The request:
Set down the data below from its first line to the line holding "import plotly.graph_objects as go", inclusive; omit all pictures.

_ _ _ _ _

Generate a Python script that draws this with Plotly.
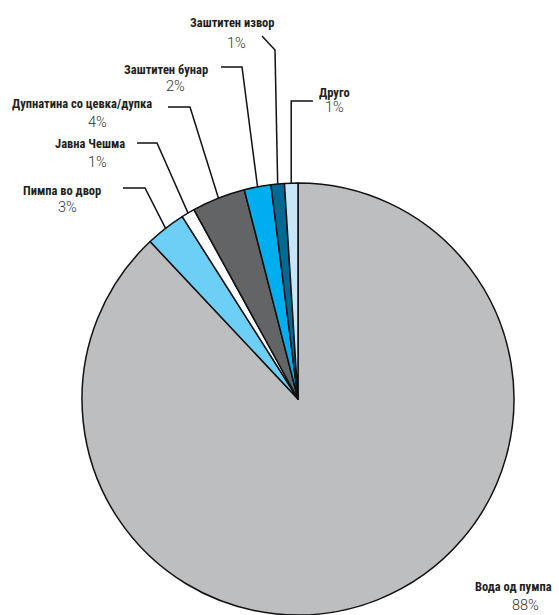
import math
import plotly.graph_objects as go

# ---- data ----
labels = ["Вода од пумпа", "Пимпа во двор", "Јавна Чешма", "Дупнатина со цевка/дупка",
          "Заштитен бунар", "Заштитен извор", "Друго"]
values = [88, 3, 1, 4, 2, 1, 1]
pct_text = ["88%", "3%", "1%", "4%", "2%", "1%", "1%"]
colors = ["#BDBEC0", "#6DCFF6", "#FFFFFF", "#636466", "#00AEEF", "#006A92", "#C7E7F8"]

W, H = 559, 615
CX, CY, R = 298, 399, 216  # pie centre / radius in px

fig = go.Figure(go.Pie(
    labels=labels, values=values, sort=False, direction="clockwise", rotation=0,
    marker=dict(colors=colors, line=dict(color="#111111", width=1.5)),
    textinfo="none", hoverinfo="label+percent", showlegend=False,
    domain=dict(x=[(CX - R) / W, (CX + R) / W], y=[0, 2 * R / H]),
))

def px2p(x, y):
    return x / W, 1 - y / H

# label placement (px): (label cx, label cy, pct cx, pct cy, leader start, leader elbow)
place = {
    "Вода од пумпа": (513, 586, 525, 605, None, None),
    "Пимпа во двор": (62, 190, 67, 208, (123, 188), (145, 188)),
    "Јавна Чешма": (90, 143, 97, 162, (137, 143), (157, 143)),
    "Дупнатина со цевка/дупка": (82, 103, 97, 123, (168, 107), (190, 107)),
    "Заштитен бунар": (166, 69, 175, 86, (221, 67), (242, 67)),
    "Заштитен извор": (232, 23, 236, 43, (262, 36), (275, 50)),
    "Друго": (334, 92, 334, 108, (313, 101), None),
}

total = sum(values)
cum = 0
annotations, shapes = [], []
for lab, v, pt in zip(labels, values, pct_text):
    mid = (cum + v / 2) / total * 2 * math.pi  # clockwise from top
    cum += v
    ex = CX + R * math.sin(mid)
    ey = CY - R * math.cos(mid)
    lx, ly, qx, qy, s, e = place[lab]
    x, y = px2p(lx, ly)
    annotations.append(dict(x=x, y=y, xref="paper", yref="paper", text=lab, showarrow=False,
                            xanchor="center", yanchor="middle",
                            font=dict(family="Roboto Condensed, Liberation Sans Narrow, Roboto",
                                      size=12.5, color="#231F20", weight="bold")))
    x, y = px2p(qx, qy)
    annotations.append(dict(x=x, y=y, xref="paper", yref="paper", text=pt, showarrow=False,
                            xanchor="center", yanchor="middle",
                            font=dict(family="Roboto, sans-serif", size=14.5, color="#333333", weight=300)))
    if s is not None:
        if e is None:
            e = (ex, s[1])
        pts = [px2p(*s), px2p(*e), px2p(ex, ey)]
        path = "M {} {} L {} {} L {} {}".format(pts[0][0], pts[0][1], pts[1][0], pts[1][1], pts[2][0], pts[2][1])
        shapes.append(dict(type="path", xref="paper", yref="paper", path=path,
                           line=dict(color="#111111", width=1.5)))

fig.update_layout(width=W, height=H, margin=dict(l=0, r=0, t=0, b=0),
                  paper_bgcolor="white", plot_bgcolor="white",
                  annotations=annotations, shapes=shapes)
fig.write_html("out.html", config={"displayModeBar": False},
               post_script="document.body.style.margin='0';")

_ _ _ _ _

Expected output:
Generate a Python script that draws this with Plotly.
import math
import plotly.graph_objects as go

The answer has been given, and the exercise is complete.